Should you Save your Miles or 'Earn and Burn'?

We consider the pros and cons of each option.

St. Regis Bali
St. Regis Bali. Starwood Hotels

One of the great debates within the frequent flyer community is whether or not it makes sense to hoard miles, perhaps with the hope of one day redeeming for a pricey international First Class adventure for the entire family, or to redeem miles and points quickly in an effort to beat an inevitable devaluation. Like everything award-travel related, it's entirely up to the traveler and collector, but there are some pros and cons of each to consider. Let's explore each option, to see what makes the most sense for you.

Build up a balance

The best reason to collect more and more miles without making a single redemption is if you're saving up for an "aspirational award." Generally, these are inter-continental flights in a premium cabin, be it in Business or First Class, for more than one passenger. Generally, it will take months or years to save up for this type of award, so there's really no other way to go about doing it if you're planning to book every ticket using your own mileage balance.

One way to avoid a lengthy delay between when you first begin building a balance and when you have enough for a big redemption is to split the earning responsibility with friends or family members who are planning to join you on your aspirational trip. Credit card sign-up bonuses can go a very long way to boosting your balance, and if everyone in your group joins forces, you'll be able to book your adventure much more quickly. This strategy is most useful after an airline announces a devaluation, so you can increase your balance and book an award before the rates go up significantly.

If a big trip is not in your future, however, it doesn't make sense to rack up hundreds of thousands of miles before booking an award. Some frequent flyers collect miles simply for the purpose of collecting, and often miss out on great redemption opportunities. Instead, you should use your miles periodically for last-minute trips to visit family or a spur-of-the-moment vacation that would otherwise be priced out of reach.

"Earn and burn"

Generally, it's recommended that you use your miles as you earn them.

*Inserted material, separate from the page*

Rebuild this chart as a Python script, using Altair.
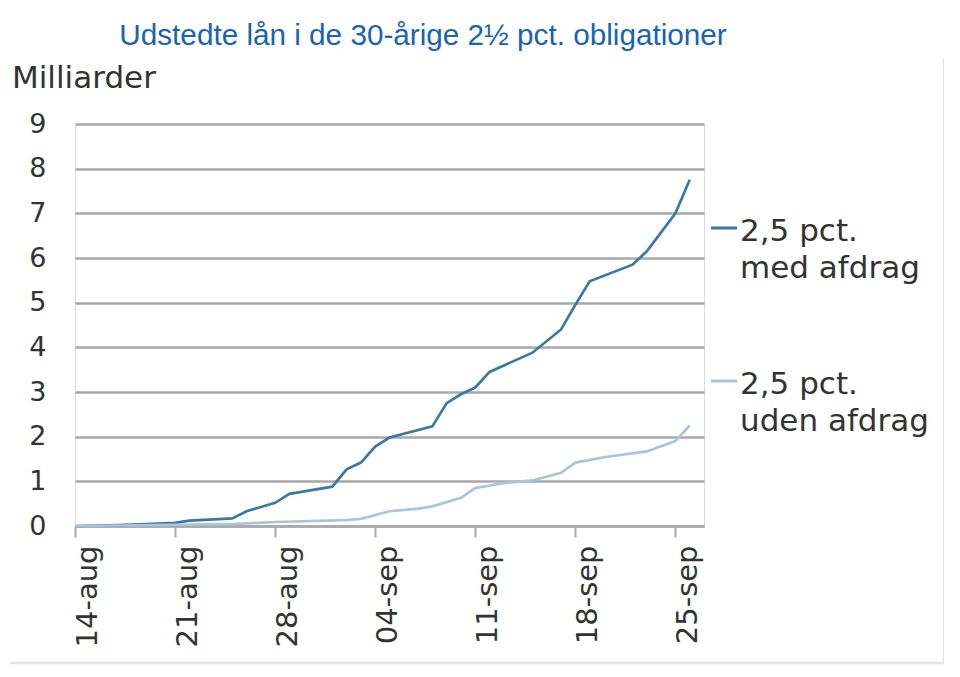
import altair as alt
import pandas as pd

# ---------------- data ----------------
title_text = "Udstedte lån i de 30-årige 2½ pct. obligationer"
y_unit_label = "Milliarder"
series_names = ["2,5 pct. med afdrag", "2,5 pct. uden afdrag"]
legend_labels = ["2,5 pct.\nmed afdrag", "2,5 pct.\nuden afdrag"]

med_dates = ["2012-08-14", "2012-08-17", "2012-08-19", "2012-08-21", "2012-08-22",
             "2012-08-25", "2012-08-26", "2012-08-28", "2012-08-29", "2012-09-01",
             "2012-09-02", "2012-09-03", "2012-09-04", "2012-09-05", "2012-09-08",
             "2012-09-09", "2012-09-10", "2012-09-11", "2012-09-12", "2012-09-15",
             "2012-09-17", "2012-09-18", "2012-09-19", "2012-09-22", "2012-09-23",
             "2012-09-25", "2012-09-26"]
med_values = [0.00, 0.02, 0.04, 0.07, 0.12,
              0.17, 0.33, 0.52, 0.72, 0.88,
              1.27, 1.42, 1.78, 1.98, 2.23,
              2.75, 2.95, 3.10, 3.45, 3.88,
              4.40, 4.95, 5.48, 5.85, 6.15,
              7.00, 7.75]

uden_dates = ["2012-08-14", "2012-08-25", "2012-08-28", "2012-09-02", "2012-09-03",
              "2012-09-05", "2012-09-07", "2012-09-08", "2012-09-10", "2012-09-11",
              "2012-09-13", "2012-09-15", "2012-09-17", "2012-09-18", "2012-09-20",
              "2012-09-23", "2012-09-25", "2012-09-26"]
uden_values = [0.00, 0.04, 0.09, 0.13, 0.16,
               0.33, 0.39, 0.44, 0.63, 0.85,
               0.96, 1.02, 1.19, 1.42, 1.54,
               1.67, 1.90, 2.25]

tick_dates = ["2012-08-14", "2012-08-21", "2012-08-28", "2012-09-04",
              "2012-09-11", "2012-09-18", "2012-09-25"]
x_domain_dates = ["2012-08-14", "2012-09-27"]
y_ticks = [0, 1, 2, 3, 4, 5, 6, 7, 8, 9]


def to_ms(d):
    return int(pd.Timestamp(d, tz="UTC").value // 10**6)


rows = []
for d, v in zip(med_dates, med_values):
    rows.append({"date": to_ms(d), "value": v, "series": series_names[0], "order": 1})
for d, v in zip(uden_dates, uden_values):
    rows.append({"date": to_ms(d), "value": v, "series": series_names[1], "order": 0})
df = pd.DataFrame(rows)

# ---------------- styles ----------------
LINE_COLORS = ["#3b78a6", "#a9c4de"]
GRID = "#a8a8a8"
TEXT = "#333333"
AXIS_FONT = "DejaVu Sans"
W, H = 629, 402

blank = alt.Data(values=[{}])

lines = alt.Chart(df).mark_line(strokeWidth=2.7).encode(
    x=alt.X(
        "date:T",
        scale=alt.Scale(type="utc", domain=[to_ms(d) for d in x_domain_dates]),
        axis=alt.Axis(
            values=[to_ms(d) for d in tick_dates],
            labelExpr="utcFormat(datum.value, '%d') + '-' + lower(utcFormat(datum.value, '%b'))",
            labelAngle=-90,
            labelFont=AXIS_FONT,
            labelFontSize=29,
            labelColor=TEXT,
            labelPadding=8,
            labelOffset=12,
            grid=False,
            domain=True,
            domainColor=GRID,
            domainWidth=2.5,
            ticks=True,
            tickColor=GRID,
            tickWidth=2,
            tickSize=11,
            title=None,
        ),
    ),
    y=alt.Y(
        "value:Q",
        scale=alt.Scale(domain=[0, 9], nice=False),
        axis=alt.Axis(
            values=y_ticks,
            labelFont=AXIS_FONT,
            labelFontSize=27,
            labelColor=TEXT,
            labelPadding=29,
            grid=True,
            gridColor=GRID,
            gridWidth=2.5,
            domain=False,
            ticks=False,
            title=None,
        ),
    ),
    color=alt.Color(
        "series:N",
        scale=alt.Scale(domain=series_names, range=LINE_COLORS),
        legend=None,
    ),
    detail="series:N",
    order=alt.Order("order:Q"),
)

title = alt.Chart(blank).mark_text(
    font="Liberation Sans", fontSize=29.7, color="#1862b8", align="center", baseline="alphabetic"
).encode(x=alt.value(348), y=alt.value(-79), text=alt.value(title_text))

unit = alt.Chart(blank).mark_text(
    font=AXIS_FONT, fontSize=31, color=TEXT, align="left", baseline="alphabetic"
).encode(x=alt.value(-63), y=alt.value(-36), text=alt.value(y_unit_label))

legend_layers = []
legend_y = [104, 257]
for i, lab in enumerate(legend_labels):
    sym = alt.Chart(blank).mark_rule(color=LINE_COLORS[i], strokeWidth=3).encode(
        x=alt.value(636), x2=alt.value(662), y=alt.value(legend_y[i])
    )
    txt = alt.Chart(blank).mark_text(
        font=AXIS_FONT, fontSize=31, color=TEXT, align="left", baseline="top",
        lineBreak="\n", lineHeight=37,
    ).encode(x=alt.value(665), y=alt.value(legend_y[i] - 11), text=alt.value(lab))
    legend_layers += [sym, txt]

border_right = alt.Chart(blank).mark_rule(color="#e4e4e4", strokeWidth=2.5).encode(
    x=alt.value(869), y=alt.value(-66), y2=alt.value(539)
)
border_bottom = alt.Chart(blank).mark_rule(color="#e4e4e4", strokeWidth=2.5).encode(
    x=alt.value(-65), x2=alt.value(870), y=alt.value(539)
)

chart = alt.layer(
    lines, title, unit, *legend_layers, border_right, border_bottom
).properties(
    width=W,
    height=H,
    autosize=alt.AutoSizeParams(type="none"),
    padding={"left": 67, "top": 116, "right": 240, "bottom": 140},
).configure_view(stroke=None).configure(background="white")

chart.save("out.html", embed_options={"renderer": "svg", "actions": False})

You should still build up your balance if you're planning for a specific redemption, but don't purchase miles or go out of your way to acquire miles that you don't need through other means. Once you have a reasonable number of miles in your account, it's time to start planning your next getaway. Take a long weekend to discover a new domestic destination, or jet down to the Caribbean for a few days of rest and relaxation. What you shouldn't do is use your miles and points for merchandise, unless you don't anticipate building up a large enough balance for a flight or hotel room with a particular airline or hotel program.

Fixed-value points

While you should ideally use your frequent flyer miles and hotel points whenever you have enough to redeem, fixed-value points, such as those you'll earn from Barclaycard, Chase or American Express retain their value as long as you're planning to use them for a cash-equivalent redemption, and are only devaluated at the standard rate of inflation. In other words, 10,000 points that are worth $100 today will carry the same cash value a year down the road, but due to modest inflation, their purchasing power may decrease slightly over time.

You should hold fixed-value points just as you would cash, however, and use your frequent flyer miles and hotel points first whenever the redemption rates seem reasonable. If you're working towards a specific elite status level, however, it may make more sense to use fixed-value points over airline miles, so you can earn elite-qualifying credit with the airline.